Que se saiba, não há ninguém entre jornalistas de vinhos e comerciantes de vinhos que não queira o seu actual trabalho. “Perguntam-me ‘como raio é que conseguiste esse trabalho?’ É o melhor trabalho do mundo. Bebemos vinhos do século XIX, divertimo-nos imenso, visitamos sítios incríveis. E as pessoas abrem coisas muito, muito boas, coisas que nunca provaria noutras circunstâncias.” Garrafas e não só.
“Como especialista”, Joe adorou “as coisas estranhas de Colares” que provou. Mas sai de Portugal “apaixonado pelos vinhos do Alentejo ("Ficam bem com a comida. São magicamente interessantes e complexos. Têm grandes taninos, são frescos e muitos estão perto do oceano e por isso têm essa brisa)” e pelos brancos do Douro, que compara aos Burgundy ("Bebo vinho branco do Douro em vez de Burgundy porque não posso pagar um Burgundy. E estão os dois no mesmo lugar à minha mesa. São vinhos fabulosos e brilhantes").
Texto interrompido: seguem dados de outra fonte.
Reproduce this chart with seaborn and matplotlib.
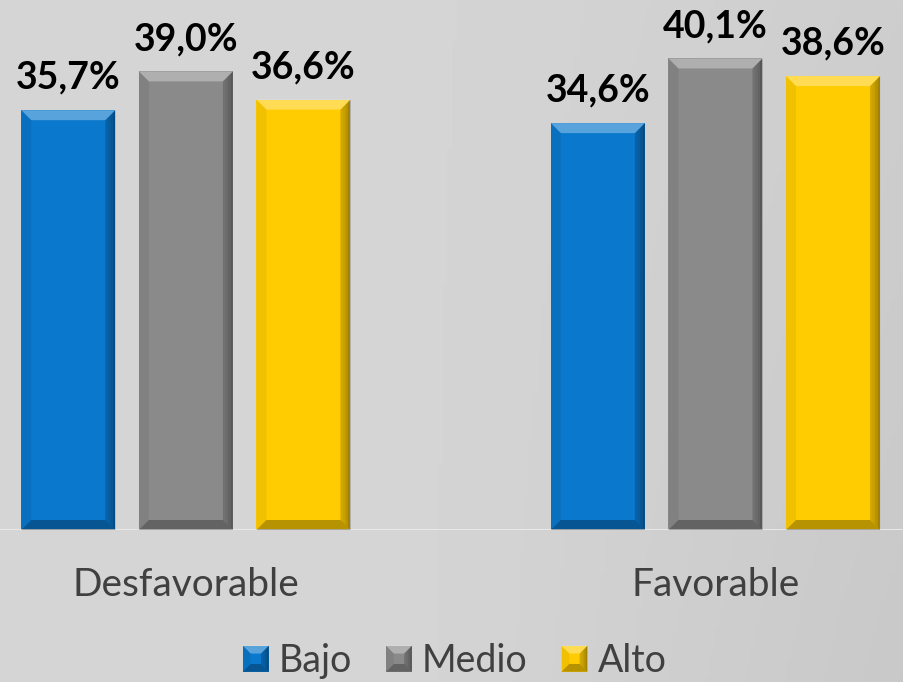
import numpy as np
import pandas as pd
import matplotlib
matplotlib.use("Agg")
import matplotlib.pyplot as plt
import seaborn as sns
from matplotlib.patches import Polygon
from matplotlib.transforms import IdentityTransform

categories = ["Desfavorable", "Favorable"]
levels = ["Bajo", "Medio", "Alto"]
bajo = [35.7, 34.6]
medio = [39.0, 40.1]
alto = [36.6, 38.6]
colors = ["#0a78cc", "#8a8a8a", "#ffcc02"]

df = pd.DataFrame({
    "categoria": categories * 3,
    "nivel": [lv for lv in levels for _ in categories],
    "valor": bajo + medio + alto,
})

sns.set_theme(style="white")
plt.rcParams["font.family"] = ["Lato", "DejaVu Sans"]

fig = plt.figure(figsize=(9.04, 6.82), dpi=100)
fig.patch.set_facecolor("#d3d2cd")

# soft background wash
bg = fig.add_axes([0, 0, 1, 1], zorder=-5)
gx = np.linspace(0, 1, 200)
gy = np.linspace(0, 1, 150)
X, Y = np.meshgrid(gx, gy)
shade = 0.835 - 0.05 * np.clip((X - 0.45) / 0.55, 0, 1) * (0.6 + 0.4 * Y)
bg.imshow(shade, cmap="gray", vmin=0, vmax=1, aspect="auto",
          extent=[0, 1, 0, 1], origin="upper")
bg.set_axis_off()

ax = fig.add_axes([0, 0.2229, 1, 0.7771])
ax.patch.set_alpha(0)
sns.barplot(data=df, x="categoria", y="valor", hue="nivel", order=categories,
            hue_order=levels, palette=colors, saturation=1, width=0.666,
            gap=0.2, ax=ax, edgecolor="none", linewidth=0)

ax.set_xlim(-0.351, 1.356)
ax.set_ylim(0, 45.07)
ax.set_xlabel("")
ax.set_ylabel("")
ax.set_yticks([])
for s in ax.spines.values():
    s.set_visible(False)
ax.tick_params(axis="x", length=0, pad=27, labelsize=28, labelcolor="#404040")
ax.axhline(0, color="#ececec", lw=2, zorder=1)

for bars in ax.containers:
    ax.bar_label(bars, labels=[f"{v:.1f}%".replace(".", ",") for v in bars.datavalues],
                 padding=11, fontsize=27, fontweight="bold", color="black")

sns.move_legend(ax, "center", bbox_to_anchor=(0.503, -0.247), ncol=3,
                frameon=False, title=None, fontsize=27, handlelength=0.69,
                handleheight=0.69, handletextpad=0.27, columnspacing=0.9,
                labelcolor="#404040")

fig.canvas.draw()


def bevel(add, x0, y0, x1, y1, b, transform, z):
    """Shade the four edges of a rectangle to give it a raised look."""
    bands = [
        ([(x0, y1), (x1, y1), (x1 - b[0], y1 - b[1]), (x0 + b[0], y1 - b[1])], "white", 0.32),
        ([(x0, y0), (x0 + b[0], y0 + b[1]), (x1 - b[0], y0 + b[1]), (x1, y0)], "black", 0.28),
        ([(x0, y1), (x0 + b[0], y1 - b[1]), (x0 + b[0], y0 + b[1]), (x0, y0)], "black", 0.06),
    ]
    for pts, c, a in bands:
        add(Polygon(pts, closed=True, facecolor=c, alpha=a,
                    edgecolor="none", zorder=z, transform=transform))
    # right edge darkens toward the outside
    for k, a in enumerate([0.18, 0.22, 0.28, 0.36]):
        f0, f1 = k / 4, (k + 1) / 4
        pts = [(x1 - b[0] * (1 - f0), y1 - b[1] * (1 - f0)),
               (x1 - b[0] * (1 - f1), y1 - b[1] * (1 - f1)),
               (x1 - b[0] * (1 - f1), y0 + b[1] * (1 - f1)),
               (x1 - b[0] * (1 - f0), y0 + b[1] * (1 - f0))]
        add(Polygon(pts, closed=True, facecolor="black", alpha=a,
                    edgecolor="none", zorder=z, transform=transform))


inv = ax.transData.inverted()
p0 = inv.transform((0, 0))
p1 = inv.transform((10, 10))
bd = (p1[0] - p0[0], p1[1] - p0[1])
for bars in ax.containers:
    for p in bars:
        bevel(ax.add_patch, p.get_x(), 0, p.get_x() + p.get_width(),
              p.get_height(), bd, ax.transData, 3)

# pyramid shading on legend keys
leg = ax.get_legend()
renderer = fig.canvas.get_renderer()
for h in leg.get_patches():
    bb = h.get_window_extent(renderer)
    w, hh = bb.width, bb.height
    bevel(fig.add_artist, bb.x0, bb.y0, bb.x1, bb.y1, (w * 0.3, hh * 0.3),
          IdentityTransform(), 10)

fig.savefig("out.png", dpi=100, facecolor=fig.get_facecolor())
“Vê-lo surpreendido com vinhos, olhos arregalados, é mesmo uma boa sensação”, comenta James, que em Julho chorou ao beber um copo do alentejano Cem Reis. “Pensei que ele sabia tudo! E não sabe! Também fica tocado com a espiritualidade do vinho. Também ele é um idiota útil. Nenhum de nós é imune a essas histórias. O Joe tem o coração aberto e uma atitude muito curiosa. Esse é o grande segredo do sucesso do programa. Nós somos assim. Não vamos a lado nenhum com ideias pré-concebidas. Mostrem-nos o que têm!”